BERLIN - The swollen Elbe river rose to record levels in parts of northern Germany, while in Serbia authorities declared a maximum alert as the Danube edged up to the danger zone.

But German authorities said the worst of recent flooding would soon be over, and a Serbian official said there was "no need to panic."

The Danube rose to 7.34 meters (24 feet one inch) at the frontier between Serbia and Hungary, its second highest level since 1888.

The record highest level of 7.78 meters in 1965 caused catastrophic flooding in the Voivodine province.

Vladimir Milosev, a city official in the provincial capital Novi Sad, told local media, "we are in a state of maximum alert along the dykes, but for the moment, no negative consequences have been recorded. There is no need to panic."

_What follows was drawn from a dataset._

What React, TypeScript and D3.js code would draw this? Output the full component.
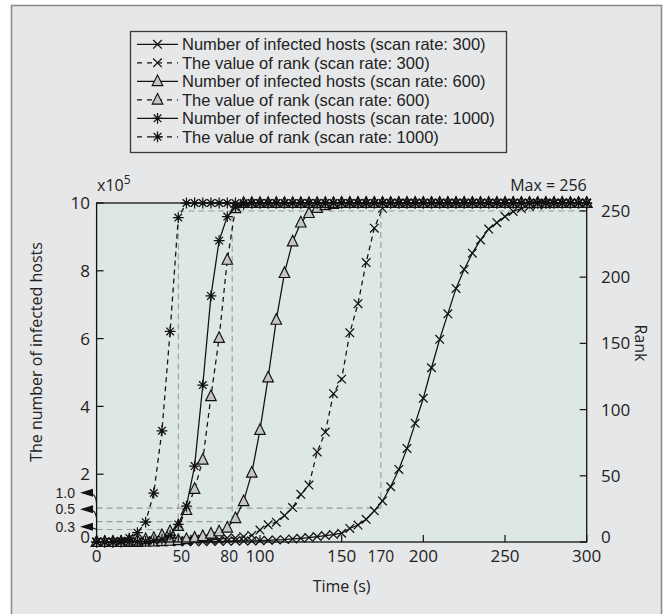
import React from "react";
import * as d3 from "d3";

// time grid (s), one sample every 5 s
const times = d3.range(0, 301, 5);

// number of infected hosts, in units of 10^5
const hosts300 = [
  0, 0, 0, 0, 0, 0, 0, 0, 0.01, 0.01, 0.01, 0.01, 0.01, 0.01, 0.02, 0.02, 0.02, 0.03, 0.03, 0.03,
  0.04, 0.05, 0.06, 0.07, 0.09, 0.11, 0.13, 0.16, 0.19, 0.22, 0.26,
  0.4, 0.5, 0.67, 0.92, 1.21, 1.63, 2.14, 2.76, 3.5, 4.24,
  5.14, 5.98, 6.73, 7.48, 8.04, 8.52, 8.91, 9.23, 9.42, 9.6,
  9.75, 9.84, 9.9, 9.94, 9.96, 9.98, 9.99, 10, 10, 10,
];
const hosts600 = [
  0, 0, 0, 0, 0, 0, 0.01, 0.01, 0.02, 0.03,
  0.05, 0.08, 0.12, 0.17, 0.24, 0.31, 0.42, 0.7, 1.2, 2.04,
  3.3, 4.85, 6.55, 7.93, 8.86, 9.42, 9.7, 9.85, 9.93, 9.97,
  10, 10, 10, 10, 10, 10, 10, 10, 10, 10, 10, 10, 10, 10, 10, 10,
  10, 10, 10, 10, 10, 10, 10, 10, 10, 10, 10, 10, 10, 10, 10,
];
const hosts1000 = [
  0, 0, 0, 0, 0.01, 0.01, 0.02, 0.04, 0.08, 0.2,
  0.52, 1.06, 2.24, 4.63, 7.26, 8.89, 9.6, 9.88, 9.96, 10,
  10, 10, 10, 10, 10, 10, 10, 10, 10, 10, 10, 10, 10, 10, 10, 10, 10, 10, 10, 10,
  10, 10, 10, 10, 10, 10, 10, 10, 10, 10, 10, 10, 10, 10, 10, 10, 10, 10, 10, 10, 10,
];

// rank values (right axis, max 256)
const rank300 = [
  0, 0, 0, 0, 0, 0, 1, 1, 1, 1,
  1, 1, 2, 2, 2, 2, 3, 3, 4, 5,
  9, 13, 15, 20, 26, 36, 43, 68, 83, 112,
  123, 158, 180, 211, 237, 252, 256, 256, 256, 256,
  256, 256, 256, 256, 256, 256, 256, 256, 256, 256, 256,
  256, 256, 256, 256, 256, 256, 256, 256, 256, 256,
];
const rank600 = [
  0, 0, 0, 0, 1, 1, 2, 3, 5, 8,
  12, 24, 40, 62, 110, 154, 213, 252, 256, 256,
  256, 256, 256, 256, 256, 256, 256, 256, 256, 256, 256, 256, 256, 256, 256, 256, 256, 256, 256, 256,
  256, 256, 256, 256, 256, 256, 256, 256, 256, 256, 256, 256, 256, 256, 256, 256, 256, 256, 256, 256, 256,
];
const rank1000 = [
  0, 0, 0, 1, 3, 7, 15, 37, 84, 159,
  245, 256, 256, 256, 256, 256, 256, 256, 256, 256,
  256, 256, 256, 256, 256, 256, 256, 256, 256, 256, 256, 256, 256, 256, 256, 256, 256, 256, 256, 256,
  256, 256, 256, 256, 256, 256, 256, 256, 256, 256, 256, 256, 256, 256, 256, 256, 256, 256, 256, 256, 256,
];

const legendLabels = [
  "Number of infected hosts (scan rate: 300)",
  "The value of rank (scan rate: 300)",
  "Number of infected hosts (scan rate: 600)",
  "The value of rank (scan rate: 600)",
  "Number of infected hosts (scan rate: 1000)",
  "The value of rank (scan rate: 1000)",
];

const xTicks = [0, 50, 100, 150, 200, 250, 300];
const xTickLabels = ["0", "", "100", "150", "200", "250", "300"];
const leftTicks = [0, 2, 4, 6, 8, 10];
const rightTicks = [0, 50, 100, 150, 200, 250];

// dashed guide lines: time where the rank reaches its max, host level at that time
const guideX = [50, 83, 174];
const guideXLabels = ["50", "80", "170"];
const guideY = [0.37, 0.6, 1.0];
const guideYLabels = ["0.3", "0.5", "1.0"];
const rankTop = 250;

const FONT = "'Open Sans', sans-serif";
const LEGEND_FONT = "'Liberation Sans', Arial, sans-serif";

type Mk = "x" | "tri" | "star";

function Marker({ kind, x, y }: { kind: Mk; x: number; y: number }) {
  if (kind === "x") {
    const s = 4.3;
    return (
      <path
        d={`M${x - s},${y - s}L${x + s},${y + s}M${x - s},${y + s}L${x + s},${y - s}`}
        stroke="#111"
        strokeWidth={1.25}
        fill="none"
      />
    );
  }
  if (kind === "tri") {
    const s = 5.3;
    return (
      <path
        d={`M${x},${y - s - 1}L${x + s},${y + s - 1}L${x - s},${y + s - 1}Z`}
        stroke="#111"
        strokeWidth={1.15}
        fill="#c4c6c5"
      />
    );
  }
  const s = 5.4;
  const d = 3.8;
  return (
    <path
      d={`M${x},${y - s}L${x},${y + s}M${x - s},${y}L${x + s},${y}M${x - d},${y - d}L${x + d},${y + d}M${x - d},${y + d}L${x + d},${y - d}`}
      stroke="#111"
      strokeWidth={1.25}
      fill="none"
    />
  );
}

export default function App() {
  const left = 96.6;
  const right = 586.7;
  const top = 203;
  const bottom = 542;

  const x = d3.scaleLinear().domain([0, 300]).range([left, right]);
  const yL = d3.scaleLinear().domain([0, 10]).range([bottom, top]);
  const yR = d3.scaleLinear().domain([0, 256]).range([bottom, top]);

  const series: { vals: number[]; y: (v: number) => number; dash: boolean; mk: Mk }[] = [
    { vals: hosts300, y: yL, dash: false, mk: "x" },
    { vals: rank300, y: yR, dash: true, mk: "x" },
    { vals: hosts600, y: yL, dash: false, mk: "tri" },
    { vals: rank600, y: yR, dash: true, mk: "tri" },
    { vals: hosts1000, y: yL, dash: false, mk: "star" },
    { vals: rank1000, y: yR, dash: true, mk: "star" },
  ];

  const line = (s: (typeof series)[number]) =>
    d3
      .line<number>()
      .x((_, i) => x(times[i]))
      .y((v) => s.y(v))(s.vals) || "";

  const guideTop = yR(rankTop);
  // label offsets of the call-out texts relative to their guide line
  const labelOffsets = [-2.8, -12.4, -15.4];

  return (
    <svg
      width={669}
      height={614}
      style={{ position: "absolute", left: 0, top: 0, background: "#fff" }}
      fontFamily={FONT}
    >
      <rect x={11.5} y={5.5} width={650} height={620} fill="#e6e7e9" stroke="#8c8c8c" strokeWidth={1.6} />

      {/* plot area */}
      <rect x={left} y={top} width={right - left} height={bottom - top} fill="#dde7e3" />

      {/* guide lines */}
      <g stroke="#9a9c9b" strokeWidth={1.1} strokeDasharray="6,4" fill="none">
        <line x1={x(guideX[0])} x2={right} y1={guideTop} y2={guideTop} />
        {guideX.map((gx, i) => (
          <g key={i}>
            <line x1={left} x2={x(gx)} y1={yL(guideY[i])} y2={yL(guideY[i])} />
            <line x1={x(gx)} x2={x(gx)} y1={yL(guideY[i])} y2={guideTop} />
          </g>
        ))}
      </g>

      {/* series */}
      {series.map((s, si) => (
        <g key={si}>
          <path
            d={line(s)}
            fill="none"
            stroke="#111"
            strokeWidth={1.25}
            strokeDasharray={s.dash ? "5,4" : undefined}
          />
          {s.vals.map((v, i) => (
            <Marker key={i} kind={s.mk} x={x(times[i])} y={s.y(v)} />
          ))}
        </g>
      ))}

      {/* frame */}
      <rect x={left} y={top} width={right - left} height={bottom - top} fill="none" stroke="#111" strokeWidth={1.3} />

      {/* x axis */}
      {xTicks.map((t, i) => (
        <g key={t}>
          <line x1={x(t)} x2={x(t)} y1={bottom} y2={bottom - 7} stroke="#111" strokeWidth={1.2} />
          <text x={x(t)} y={562} textAnchor="middle" fontSize={17} fill="#222">
            {xTickLabels[i]}
          </text>
        </g>
      ))}
      {guideX.map((gx, i) => (
        <text key={i} x={x(gx) + (i === 0 ? 3 : i === 1 ? -3 : 0)} y={562} textAnchor="middle" fontSize={15.5} fill="#222">
          {guideXLabels[i]}
        </text>
      ))}
      <text x={x(150)} y={592} textAnchor="middle" fontSize={16} fill="#222">
        Time (s)
      </text>

      {/* left axis */}
      {leftTicks.map((t) => (
        <g key={t}>
          <line x1={left} x2={left + 7} y1={yL(t)} y2={yL(t)} stroke="#111" strokeWidth={1.2} />
          <text x={90} y={yL(t) - (t === 0 ? 5 : 0)} dy="0.36em" textAnchor="end" fontSize={17} fill="#222">
            {t}
          </text>
        </g>
      ))}
      <text x={97} y={191} fontSize={16} fill="#222">
        x10<tspan dy={-7} fontSize={12}>5</tspan>
      </text>
      <text transform={`translate(42,352) rotate(-90)`} textAnchor="middle" fontSize={16} fill="#222">
        The number of infected hosts
      </text>

      {/* right axis */}
      {rightTicks.map((t) => (
        <g key={t}>
          <line x1={right} x2={right - 7} y1={yR(t)} y2={yR(t)} stroke="#111" strokeWidth={1.2} />
          <text x={601} y={yR(t) - (t === 0 ? 5 : 0)} dy="0.36em" fontSize={17} fill="#222">
            {t}
          </text>
        </g>
      ))}
      <text x={right} y={191} textAnchor="end" fontSize={16} fill="#222">
        Max = 256
      </text>
      <text transform={`translate(635,343) rotate(90)`} textAnchor="middle" fontSize={16} fill="#222">
        Rank
      </text>

      {/* small-value call-outs on the left axis */}
      {guideY.map((gy, i) => {
        const ly = yL(gy) + labelOffsets[i];
        const ay = yL(gy);
        return (
          <g key={i}>
            <text x={75} y={ly} dy="0.36em" textAnchor="end" fontSize={14} fontFamily={LEGEND_FONT} fill="#222">
              {guideYLabels[i]}
            </text>
            <path d={`M80,${ly}L93,${ly - 4}L93,${ly + 4}Z`} fill="#111" />
            <path d={`M92,${ly + 1}Q97,${ly + 3} ${left},${ay}`} fill="none" stroke="#111" strokeWidth={1.1} />
          </g>
        );
      })}

      {/* legend */}
      <rect x={130.5} y={31.5} width={376} height={121} fill="#e6e7e9" stroke="#3a3a3a" strokeWidth={1.3} />
      {legendLabels.map((lab, i) => {
        const s = series[i];
        const ly = 44.3 + i * 18.5;
        return (
          <g key={i}>
            <line
              x1={137}
              x2={178}
              y1={ly}
              y2={ly}
              stroke="#111"
              strokeWidth={1.2}
              strokeDasharray={s.dash ? "5,5" : undefined}
            />
            <Marker kind={s.mk} x={157.5} y={ly} />
            <text x={182} y={ly} dy="0.36em" fontSize={16.5} fontFamily={LEGEND_FONT} fill="#222">
              {lab}
            </text>
          </g>
        );
      })}
    </svg>
  );
}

In Belgrade, authorities warned of possible flooding in low-lying areas of the city because of rises in the level of the Danube and a tributary, the Sava.

In the German state of Schleswig-Holstein, the Elbe had risen to 9.10 metres from its normal level of five meters and was expected to rise another 10 centimetres, a local authority spokesman said.

"We have the situation completely in hand," he said, adding that measures had been taken in the city of Lauenburg to protect historic buildings.

The river has flooded cellars and threatened severe damage to 16th and 17th century houses in the city.

Upstream at Hitzacker, most of the old town was under water after the river swelled to almost three times its normal level.

It was 12 centimetres deeper early on Sunday than in 2002 when northern and eastern Germany suffered devastating floods, but authorities said they expected it would not go beyond the current level of 7.6 metres.

"We are assuming that we have reached the limit," a spokeswoman for the city said, adding that the water was expected to start receding on Monday.

Authorities believed it would take around 12 days to drain away.

Some 3,200 rescue workers and soldiers have been rushed to the area in recent days to place thousands of sandbags along the river to reinforce dykes.

Chancellor Angela Merkel visited Hitzacker on Sunday before taking a helicopter flight over nearby affected regions.

"The situation seems exceptionally threatening," she told reporters.

The Elbe flooded parts of the eastern state of Saxony earlier this month as snow melted at the beginning of spring. It swelled to more than three times its normal level before receding.

The historic state capital of Dresden escaped damage, unlike in 2002 when it was badly hit by the floodwaters.

But authorities said they were concerned about the situation downstream in Prignitz, in Brandenburg state, because, though water levels were receding, a strong wind was putting pressure on dykes.